** START **

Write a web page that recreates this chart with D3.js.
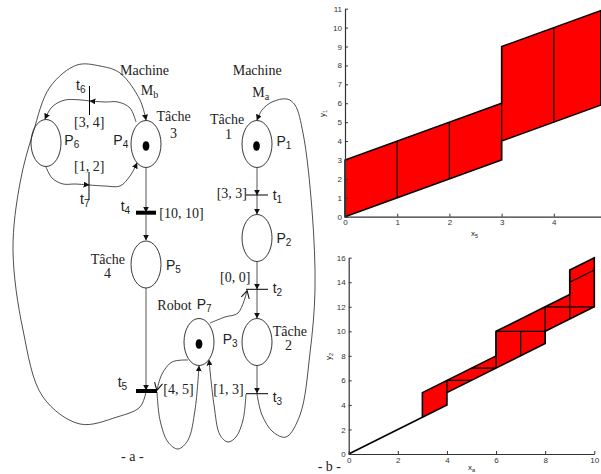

** END **
** START **

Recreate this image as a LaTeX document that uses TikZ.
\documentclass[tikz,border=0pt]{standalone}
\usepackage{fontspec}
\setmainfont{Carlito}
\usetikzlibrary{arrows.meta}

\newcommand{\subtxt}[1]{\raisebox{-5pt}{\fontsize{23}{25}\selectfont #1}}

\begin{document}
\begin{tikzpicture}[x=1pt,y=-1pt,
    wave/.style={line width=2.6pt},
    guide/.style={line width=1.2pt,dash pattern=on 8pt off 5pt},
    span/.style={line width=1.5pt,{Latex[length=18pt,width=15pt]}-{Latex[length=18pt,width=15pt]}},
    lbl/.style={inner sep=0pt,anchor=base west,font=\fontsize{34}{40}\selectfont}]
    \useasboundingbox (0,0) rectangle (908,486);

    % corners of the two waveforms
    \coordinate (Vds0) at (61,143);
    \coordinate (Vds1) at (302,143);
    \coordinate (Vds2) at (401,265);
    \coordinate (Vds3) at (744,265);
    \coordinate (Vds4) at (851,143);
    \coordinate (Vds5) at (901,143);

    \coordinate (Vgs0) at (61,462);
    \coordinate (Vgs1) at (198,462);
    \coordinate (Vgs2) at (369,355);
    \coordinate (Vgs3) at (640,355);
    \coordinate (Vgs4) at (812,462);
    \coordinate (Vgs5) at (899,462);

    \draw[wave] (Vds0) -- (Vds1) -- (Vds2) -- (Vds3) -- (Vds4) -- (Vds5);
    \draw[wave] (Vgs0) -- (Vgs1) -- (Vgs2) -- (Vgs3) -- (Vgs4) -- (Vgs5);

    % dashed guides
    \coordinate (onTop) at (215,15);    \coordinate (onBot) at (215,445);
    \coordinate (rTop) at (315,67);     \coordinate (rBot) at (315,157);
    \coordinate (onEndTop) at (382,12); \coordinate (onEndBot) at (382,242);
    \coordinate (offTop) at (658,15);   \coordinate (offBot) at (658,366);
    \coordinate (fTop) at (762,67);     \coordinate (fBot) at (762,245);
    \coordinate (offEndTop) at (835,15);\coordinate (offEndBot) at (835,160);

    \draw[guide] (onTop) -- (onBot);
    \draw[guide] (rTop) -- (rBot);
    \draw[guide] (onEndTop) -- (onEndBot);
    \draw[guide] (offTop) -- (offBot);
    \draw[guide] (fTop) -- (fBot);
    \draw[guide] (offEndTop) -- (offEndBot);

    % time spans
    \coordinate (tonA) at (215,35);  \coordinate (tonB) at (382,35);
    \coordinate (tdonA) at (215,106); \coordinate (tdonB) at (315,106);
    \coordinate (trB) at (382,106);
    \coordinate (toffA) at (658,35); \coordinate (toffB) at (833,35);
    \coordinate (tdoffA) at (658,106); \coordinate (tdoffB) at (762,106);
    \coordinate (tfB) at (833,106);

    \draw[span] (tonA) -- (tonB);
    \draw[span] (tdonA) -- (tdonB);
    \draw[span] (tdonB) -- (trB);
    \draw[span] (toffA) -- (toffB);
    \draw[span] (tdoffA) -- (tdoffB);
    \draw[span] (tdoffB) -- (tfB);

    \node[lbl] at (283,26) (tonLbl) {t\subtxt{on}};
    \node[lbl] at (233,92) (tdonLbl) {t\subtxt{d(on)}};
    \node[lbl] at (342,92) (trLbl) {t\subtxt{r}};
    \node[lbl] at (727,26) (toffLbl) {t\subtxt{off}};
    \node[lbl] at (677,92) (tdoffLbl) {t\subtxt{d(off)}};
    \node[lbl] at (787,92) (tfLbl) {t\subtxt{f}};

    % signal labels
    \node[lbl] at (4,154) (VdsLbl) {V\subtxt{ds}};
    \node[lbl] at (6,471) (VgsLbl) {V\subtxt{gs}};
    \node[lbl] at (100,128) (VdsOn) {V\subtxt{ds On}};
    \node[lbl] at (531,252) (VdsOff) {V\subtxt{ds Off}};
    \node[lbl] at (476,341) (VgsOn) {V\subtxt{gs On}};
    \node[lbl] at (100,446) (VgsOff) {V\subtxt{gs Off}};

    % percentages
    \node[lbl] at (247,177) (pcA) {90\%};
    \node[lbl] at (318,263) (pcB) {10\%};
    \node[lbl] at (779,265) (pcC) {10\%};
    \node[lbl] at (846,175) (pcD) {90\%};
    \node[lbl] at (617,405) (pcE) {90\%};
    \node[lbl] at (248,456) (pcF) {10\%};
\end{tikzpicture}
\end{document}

** END **
** START **

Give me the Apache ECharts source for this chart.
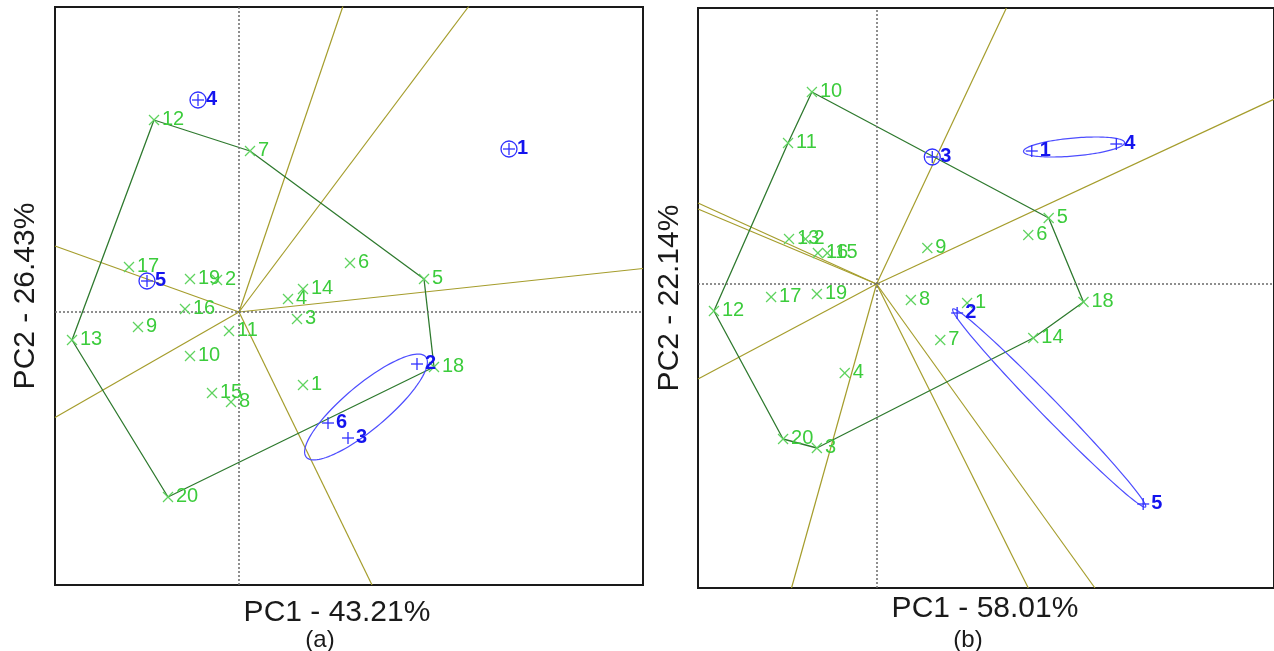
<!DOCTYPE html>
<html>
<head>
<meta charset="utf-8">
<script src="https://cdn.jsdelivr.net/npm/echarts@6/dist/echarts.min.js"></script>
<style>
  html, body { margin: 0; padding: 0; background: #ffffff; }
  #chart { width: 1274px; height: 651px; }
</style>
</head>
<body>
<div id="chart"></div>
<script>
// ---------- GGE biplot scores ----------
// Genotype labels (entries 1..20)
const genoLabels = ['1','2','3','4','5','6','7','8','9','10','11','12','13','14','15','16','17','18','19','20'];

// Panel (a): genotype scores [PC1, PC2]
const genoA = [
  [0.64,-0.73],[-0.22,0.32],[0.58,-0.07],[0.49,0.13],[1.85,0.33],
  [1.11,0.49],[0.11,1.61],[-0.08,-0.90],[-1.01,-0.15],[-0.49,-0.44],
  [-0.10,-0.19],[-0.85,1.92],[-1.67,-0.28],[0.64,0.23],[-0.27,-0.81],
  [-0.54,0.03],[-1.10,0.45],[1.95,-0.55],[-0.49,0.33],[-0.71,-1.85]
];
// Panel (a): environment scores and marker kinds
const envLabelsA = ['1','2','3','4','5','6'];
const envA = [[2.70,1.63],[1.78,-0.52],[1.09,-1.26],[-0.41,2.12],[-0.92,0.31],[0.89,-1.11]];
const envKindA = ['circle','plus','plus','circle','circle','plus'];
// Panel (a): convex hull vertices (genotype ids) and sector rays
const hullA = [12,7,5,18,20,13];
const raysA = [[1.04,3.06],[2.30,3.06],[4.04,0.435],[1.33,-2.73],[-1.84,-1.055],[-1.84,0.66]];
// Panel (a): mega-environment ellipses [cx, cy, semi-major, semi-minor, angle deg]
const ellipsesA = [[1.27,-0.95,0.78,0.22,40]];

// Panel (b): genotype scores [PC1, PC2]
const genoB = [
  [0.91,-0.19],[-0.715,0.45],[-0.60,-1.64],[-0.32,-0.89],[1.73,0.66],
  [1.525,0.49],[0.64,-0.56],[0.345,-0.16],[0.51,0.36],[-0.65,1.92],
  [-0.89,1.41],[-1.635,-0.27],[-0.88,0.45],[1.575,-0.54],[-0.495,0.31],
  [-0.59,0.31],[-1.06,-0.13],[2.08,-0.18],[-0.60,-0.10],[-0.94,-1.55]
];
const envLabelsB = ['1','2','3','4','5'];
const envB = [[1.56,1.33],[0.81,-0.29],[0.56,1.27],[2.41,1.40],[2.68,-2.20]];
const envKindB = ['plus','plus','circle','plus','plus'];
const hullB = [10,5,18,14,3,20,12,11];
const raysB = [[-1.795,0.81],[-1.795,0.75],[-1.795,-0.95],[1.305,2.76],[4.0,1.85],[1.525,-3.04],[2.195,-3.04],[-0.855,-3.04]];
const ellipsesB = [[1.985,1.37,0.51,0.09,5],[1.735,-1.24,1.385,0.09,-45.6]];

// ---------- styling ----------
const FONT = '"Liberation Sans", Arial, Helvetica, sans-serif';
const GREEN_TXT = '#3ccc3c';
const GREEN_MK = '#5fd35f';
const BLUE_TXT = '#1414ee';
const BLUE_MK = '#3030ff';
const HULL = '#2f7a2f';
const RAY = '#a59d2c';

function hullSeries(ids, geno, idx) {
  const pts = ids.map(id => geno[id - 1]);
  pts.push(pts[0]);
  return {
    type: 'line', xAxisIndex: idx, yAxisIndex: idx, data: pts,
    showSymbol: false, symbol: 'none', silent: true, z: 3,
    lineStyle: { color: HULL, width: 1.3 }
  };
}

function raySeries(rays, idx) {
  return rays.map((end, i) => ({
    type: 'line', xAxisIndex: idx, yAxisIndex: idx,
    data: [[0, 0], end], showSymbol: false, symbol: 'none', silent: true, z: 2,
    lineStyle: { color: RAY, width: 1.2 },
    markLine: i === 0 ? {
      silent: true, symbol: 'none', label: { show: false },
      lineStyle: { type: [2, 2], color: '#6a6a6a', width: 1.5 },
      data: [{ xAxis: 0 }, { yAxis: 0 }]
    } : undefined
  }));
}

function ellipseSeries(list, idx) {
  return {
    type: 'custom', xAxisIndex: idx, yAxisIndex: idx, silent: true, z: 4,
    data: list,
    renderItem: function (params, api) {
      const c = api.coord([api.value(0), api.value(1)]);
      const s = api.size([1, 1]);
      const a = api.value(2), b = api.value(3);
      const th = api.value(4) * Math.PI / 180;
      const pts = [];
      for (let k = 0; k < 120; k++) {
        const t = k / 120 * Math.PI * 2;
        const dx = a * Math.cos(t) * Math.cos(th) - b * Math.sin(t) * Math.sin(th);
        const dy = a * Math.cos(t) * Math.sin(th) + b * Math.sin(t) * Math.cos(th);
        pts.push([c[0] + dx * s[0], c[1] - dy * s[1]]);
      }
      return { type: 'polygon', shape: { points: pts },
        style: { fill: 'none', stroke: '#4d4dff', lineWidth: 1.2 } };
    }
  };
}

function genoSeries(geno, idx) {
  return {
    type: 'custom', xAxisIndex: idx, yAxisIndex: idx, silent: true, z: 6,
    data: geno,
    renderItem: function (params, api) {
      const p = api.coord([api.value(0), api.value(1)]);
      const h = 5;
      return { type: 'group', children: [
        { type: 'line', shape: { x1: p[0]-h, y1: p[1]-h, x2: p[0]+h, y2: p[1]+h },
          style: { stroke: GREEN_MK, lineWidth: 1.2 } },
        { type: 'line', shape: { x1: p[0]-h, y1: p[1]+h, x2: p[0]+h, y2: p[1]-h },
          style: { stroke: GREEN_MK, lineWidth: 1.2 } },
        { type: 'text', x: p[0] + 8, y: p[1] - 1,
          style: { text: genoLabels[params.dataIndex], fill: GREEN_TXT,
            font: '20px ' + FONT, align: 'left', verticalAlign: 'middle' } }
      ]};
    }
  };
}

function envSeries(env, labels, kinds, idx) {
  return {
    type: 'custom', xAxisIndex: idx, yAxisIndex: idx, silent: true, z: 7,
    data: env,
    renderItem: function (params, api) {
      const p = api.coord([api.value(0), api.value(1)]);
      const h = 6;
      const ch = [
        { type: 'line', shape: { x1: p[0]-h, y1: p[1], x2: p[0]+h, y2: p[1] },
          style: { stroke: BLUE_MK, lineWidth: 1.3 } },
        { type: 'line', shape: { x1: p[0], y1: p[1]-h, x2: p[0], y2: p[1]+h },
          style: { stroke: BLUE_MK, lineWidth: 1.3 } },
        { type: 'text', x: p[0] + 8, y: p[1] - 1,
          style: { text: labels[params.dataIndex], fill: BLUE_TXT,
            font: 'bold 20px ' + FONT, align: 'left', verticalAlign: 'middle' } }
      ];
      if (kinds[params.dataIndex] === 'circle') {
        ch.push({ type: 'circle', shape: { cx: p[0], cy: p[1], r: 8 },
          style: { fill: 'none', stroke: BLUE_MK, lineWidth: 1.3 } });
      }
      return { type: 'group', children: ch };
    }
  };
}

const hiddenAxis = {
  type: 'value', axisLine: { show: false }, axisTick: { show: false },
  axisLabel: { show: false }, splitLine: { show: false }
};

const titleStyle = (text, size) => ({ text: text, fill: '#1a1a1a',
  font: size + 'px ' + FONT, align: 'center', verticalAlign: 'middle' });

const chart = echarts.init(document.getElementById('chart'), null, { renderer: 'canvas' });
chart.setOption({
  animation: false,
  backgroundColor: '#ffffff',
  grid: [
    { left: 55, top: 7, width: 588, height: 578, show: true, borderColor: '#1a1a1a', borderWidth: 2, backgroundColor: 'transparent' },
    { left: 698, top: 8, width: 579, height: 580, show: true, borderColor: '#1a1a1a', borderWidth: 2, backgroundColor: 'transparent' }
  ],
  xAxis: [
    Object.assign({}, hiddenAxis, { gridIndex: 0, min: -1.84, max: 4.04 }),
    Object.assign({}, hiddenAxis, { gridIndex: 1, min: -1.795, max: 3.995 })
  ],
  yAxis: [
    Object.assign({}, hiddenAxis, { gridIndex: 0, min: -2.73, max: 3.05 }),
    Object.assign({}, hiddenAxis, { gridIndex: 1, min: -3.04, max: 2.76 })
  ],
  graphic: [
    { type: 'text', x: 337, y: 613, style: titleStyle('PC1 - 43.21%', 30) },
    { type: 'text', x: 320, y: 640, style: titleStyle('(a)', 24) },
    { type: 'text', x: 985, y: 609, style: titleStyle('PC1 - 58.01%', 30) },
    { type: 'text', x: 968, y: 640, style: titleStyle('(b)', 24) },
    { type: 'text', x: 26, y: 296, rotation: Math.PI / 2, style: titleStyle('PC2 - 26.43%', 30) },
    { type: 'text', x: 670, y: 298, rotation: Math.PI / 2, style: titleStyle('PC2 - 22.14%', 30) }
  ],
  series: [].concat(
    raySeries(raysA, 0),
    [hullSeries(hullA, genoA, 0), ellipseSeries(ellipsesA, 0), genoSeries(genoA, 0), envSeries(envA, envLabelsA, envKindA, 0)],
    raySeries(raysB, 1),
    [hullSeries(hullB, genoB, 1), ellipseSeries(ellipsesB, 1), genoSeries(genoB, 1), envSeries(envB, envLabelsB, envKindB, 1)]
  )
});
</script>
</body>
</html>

** END **

SHORT EXERCISE: Only the lines from the one holding "Recreate this image" through the one holding "(Vgs4) -- (Vgs5);" are wanted; retype them exactly.

RESULT FOR THIS EXERCISE:
Recreate this image as a LaTeX document that uses TikZ.
\documentclass[tikz,border=0pt]{standalone}
\usepackage{fontspec}
\setmainfont{Carlito}
\usetikzlibrary{arrows.meta}

\newcommand{\subtxt}[1]{\raisebox{-5pt}{\fontsize{23}{25}\selectfont #1}}

\begin{document}
\begin{tikzpicture}[x=1pt,y=-1pt,
    wave/.style={line width=2.6pt},
    guide/.style={line width=1.2pt,dash pattern=on 8pt off 5pt},
    span/.style={line width=1.5pt,{Latex[length=18pt,width=15pt]}-{Latex[length=18pt,width=15pt]}},
    lbl/.style={inner sep=0pt,anchor=base west,font=\fontsize{34}{40}\selectfont}]
    \useasboundingbox (0,0) rectangle (908,486);

    % corners of the two waveforms
    \coordinate (Vds0) at (61,143);
    \coordinate (Vds1) at (302,143);
    \coordinate (Vds2) at (401,265);
    \coordinate (Vds3) at (744,265);
    \coordinate (Vds4) at (851,143);
    \coordinate (Vds5) at (901,143);

    \coordinate (Vgs0) at (61,462);
    \coordinate (Vgs1) at (198,462);
    \coordinate (Vgs2) at (369,355);
    \coordinate (Vgs3) at (640,355);
    \coordinate (Vgs4) at (812,462);
    \coordinate (Vgs5) at (899,462);

    \draw[wave] (Vds0) -- (Vds1) -- (Vds2) -- (Vds3) -- (Vds4) -- (Vds5);
    \draw[wave] (Vgs0) -- (Vgs1) -- (Vgs2) -- (Vgs3) -- (Vgs4) -- (Vgs5);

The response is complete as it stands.